Ventana signed an option agreement on the La Bodega property with Sociedad Minera La Bodega (SMLB), a private Colombian company, in February 2006. The deal called for a series of cash-and-share payments, totalling US$7 million and 1 million shares, spread over four years with a payment due each February. Ventana has made each agreed payment, most recently handing over US$2.8 million and 250,000 shares last February. A final payment of US$3 million and other 250,000 shares in early 2010 should have given Ventana 100% ownership of the gold property.
Now SMLB is seeking arbitration over the deal, in an attempt to invalidate the option agreement and regained ownership of La Bodega.
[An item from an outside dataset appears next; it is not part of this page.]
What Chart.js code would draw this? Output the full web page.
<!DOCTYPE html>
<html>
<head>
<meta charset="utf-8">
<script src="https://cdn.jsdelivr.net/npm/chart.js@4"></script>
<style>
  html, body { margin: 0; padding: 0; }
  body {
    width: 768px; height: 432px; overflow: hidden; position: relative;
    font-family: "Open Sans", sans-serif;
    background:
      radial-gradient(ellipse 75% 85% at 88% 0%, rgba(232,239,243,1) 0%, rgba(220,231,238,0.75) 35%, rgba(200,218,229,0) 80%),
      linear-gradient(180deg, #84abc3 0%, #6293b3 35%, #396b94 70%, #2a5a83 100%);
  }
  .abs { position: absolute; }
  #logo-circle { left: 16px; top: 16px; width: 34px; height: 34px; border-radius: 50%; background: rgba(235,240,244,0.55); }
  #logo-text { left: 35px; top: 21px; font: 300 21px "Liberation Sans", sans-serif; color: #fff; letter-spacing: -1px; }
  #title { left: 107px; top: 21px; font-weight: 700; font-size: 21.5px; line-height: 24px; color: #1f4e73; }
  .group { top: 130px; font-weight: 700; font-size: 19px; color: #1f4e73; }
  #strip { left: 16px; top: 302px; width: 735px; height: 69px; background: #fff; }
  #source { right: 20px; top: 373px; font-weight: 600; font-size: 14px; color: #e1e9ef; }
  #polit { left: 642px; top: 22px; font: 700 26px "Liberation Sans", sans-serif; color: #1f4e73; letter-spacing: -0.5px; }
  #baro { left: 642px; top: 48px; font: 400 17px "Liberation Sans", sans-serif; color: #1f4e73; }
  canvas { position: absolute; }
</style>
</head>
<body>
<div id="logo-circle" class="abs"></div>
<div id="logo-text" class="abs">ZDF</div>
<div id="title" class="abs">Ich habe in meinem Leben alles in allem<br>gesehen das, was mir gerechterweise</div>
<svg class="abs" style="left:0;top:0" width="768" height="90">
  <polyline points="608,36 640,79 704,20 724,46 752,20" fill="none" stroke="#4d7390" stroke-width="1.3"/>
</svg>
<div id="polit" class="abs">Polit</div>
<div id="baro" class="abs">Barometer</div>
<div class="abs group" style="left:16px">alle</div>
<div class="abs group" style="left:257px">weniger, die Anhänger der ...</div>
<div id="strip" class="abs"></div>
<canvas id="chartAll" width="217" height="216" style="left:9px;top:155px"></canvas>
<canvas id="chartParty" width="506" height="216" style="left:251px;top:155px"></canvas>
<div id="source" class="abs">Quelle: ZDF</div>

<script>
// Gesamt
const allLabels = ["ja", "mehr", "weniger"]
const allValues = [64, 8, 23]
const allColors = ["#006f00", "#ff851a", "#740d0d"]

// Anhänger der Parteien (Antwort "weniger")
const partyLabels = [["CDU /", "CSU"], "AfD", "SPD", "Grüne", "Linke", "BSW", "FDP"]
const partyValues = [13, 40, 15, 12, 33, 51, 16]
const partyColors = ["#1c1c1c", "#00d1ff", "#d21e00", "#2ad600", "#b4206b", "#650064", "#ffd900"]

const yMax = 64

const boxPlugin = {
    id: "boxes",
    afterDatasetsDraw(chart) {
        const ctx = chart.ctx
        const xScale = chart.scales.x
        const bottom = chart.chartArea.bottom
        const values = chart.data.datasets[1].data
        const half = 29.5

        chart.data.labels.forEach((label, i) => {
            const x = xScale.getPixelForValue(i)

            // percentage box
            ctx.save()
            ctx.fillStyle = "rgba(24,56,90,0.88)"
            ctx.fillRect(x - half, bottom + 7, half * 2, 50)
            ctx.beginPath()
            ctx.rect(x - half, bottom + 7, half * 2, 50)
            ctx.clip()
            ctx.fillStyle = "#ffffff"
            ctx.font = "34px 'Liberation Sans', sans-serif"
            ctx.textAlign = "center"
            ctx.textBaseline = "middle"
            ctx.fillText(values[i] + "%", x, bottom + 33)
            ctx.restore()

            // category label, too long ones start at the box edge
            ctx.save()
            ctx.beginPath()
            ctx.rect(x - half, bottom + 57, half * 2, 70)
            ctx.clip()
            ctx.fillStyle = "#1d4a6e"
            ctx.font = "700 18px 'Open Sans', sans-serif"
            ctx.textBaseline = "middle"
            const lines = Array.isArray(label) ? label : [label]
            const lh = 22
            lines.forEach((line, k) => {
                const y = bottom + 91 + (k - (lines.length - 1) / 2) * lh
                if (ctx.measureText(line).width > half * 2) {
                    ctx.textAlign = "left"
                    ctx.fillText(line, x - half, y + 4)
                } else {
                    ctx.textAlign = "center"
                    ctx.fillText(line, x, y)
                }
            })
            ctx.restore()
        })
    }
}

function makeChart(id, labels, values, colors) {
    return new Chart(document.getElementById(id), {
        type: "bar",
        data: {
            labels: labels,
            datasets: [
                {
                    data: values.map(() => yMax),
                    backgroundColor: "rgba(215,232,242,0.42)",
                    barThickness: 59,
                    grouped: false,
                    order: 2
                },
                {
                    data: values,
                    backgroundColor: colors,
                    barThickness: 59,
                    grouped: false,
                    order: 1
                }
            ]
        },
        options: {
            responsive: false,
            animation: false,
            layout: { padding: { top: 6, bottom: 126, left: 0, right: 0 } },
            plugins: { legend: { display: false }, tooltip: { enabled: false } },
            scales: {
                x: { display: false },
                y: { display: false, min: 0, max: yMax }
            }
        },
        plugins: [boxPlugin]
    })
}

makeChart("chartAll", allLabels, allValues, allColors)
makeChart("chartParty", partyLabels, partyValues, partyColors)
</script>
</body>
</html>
The Colombian vendor is arguing that the option agreement fails to comply with applicable Colombian laws, though it is not yet clear which laws are possibly contravened.
In a conference call, Ventana’s president and CEO Stephen Orr says his team was surprised by the challenge but are confident it will be dismissed.
“This claims appears to be based purely on an attempt to obtain more money for the mineral rights, based on the increased value that has been gotten through Ventana’s work,” Orr said. “However there is not a provision in the agreement for changes to be made on that basis…
“These claims have no merit and several of the allegations are completely false. We are confident that we will prevail in this arbitration.”
Orr pointed out that there have been no changes to Colombia’s mining laws since the agreement was formulated and there are no government agencies involved in the dispute. He also clarified that the arbitration process does not impeded Ventana’s ability to continue to work at La Bodega, where the company has nine drill rigs turning. The company expects to release an initial resource estimate in early 2010 and complete a scoping study a few months later.
Ventana’s legal counsel, who prepared the deal in the first place, as well as counsel from another major Colombian law firm asked to give a second opinion both believe the original agreement is legal and valid. Both sets of counsel have advised Ventana they expect the option agreement will be upheld as valid and enforceable by the arbitration panel.
The agreement included a stipulation allowing Ventana to exercise the option in full at any time prior to the date of the final payment. As such, Ventana says it tried to complete the final option agreement payment on Nov. 20th, several months ahead of schedule, but SMLB refused to accept the payment. As such, Ventana’s Colombian subsidiary has filed a claim with the Bucaramanga chamber of commerce for breach of the obligation by the vendor to accept payment.
Once the chamber has established an arbitration panel a settlement hearing will be held, during which the arbitration costs will be established. The parties then have ten days to deposit the assessed amount. If neither party pays, the arbitration is terminated and can be converted to a lawsuit in the courts; otherwise it proceeds to hearings. Once underway the arbitration, which could take up to a year, cannot be stopped unless both parties agree and the final decision is binding. It can only be appealed before a Colombian high court if there is evidence of a failure of procedure.
Ventana’s share price lost $1.47 or 13% in a day following news of the SLMB challenge, to close at $9.76. Even with the drop the company can still boast a 31-fold increase in share price over the year – in late 2008, just after the company debuted on the Toronto Stock Exchange, Ventana shares were trading at roughly 30¢. The company has 97 million shares outstanding.
The company’s most recent set of drill results give an indication of the quality of the growing La Bodgea discovery. Infill holes on the main La Mascota zone, which already extends along 800 metres strike, returned such hits at 38.6 metres grading 6.01 grams gold, 22.7 metres grading 12.29 grams gold, 9.4 metres of 22.8 grams gold, and 110 metres averaging 4.84 grams gold.
And two holes collared 300 metres southwest of the La Mascota zone returned cores characteristic of the zone: higher-grade breccia veins hosted within a silicified envelope. Hole 154 intercepted 13.8 metres grading 3.15 grams gold followed by 24.2 metres averaging 7.69 grams gold; hole 157 returned 11.7 metres averaging 4.57 grams gold.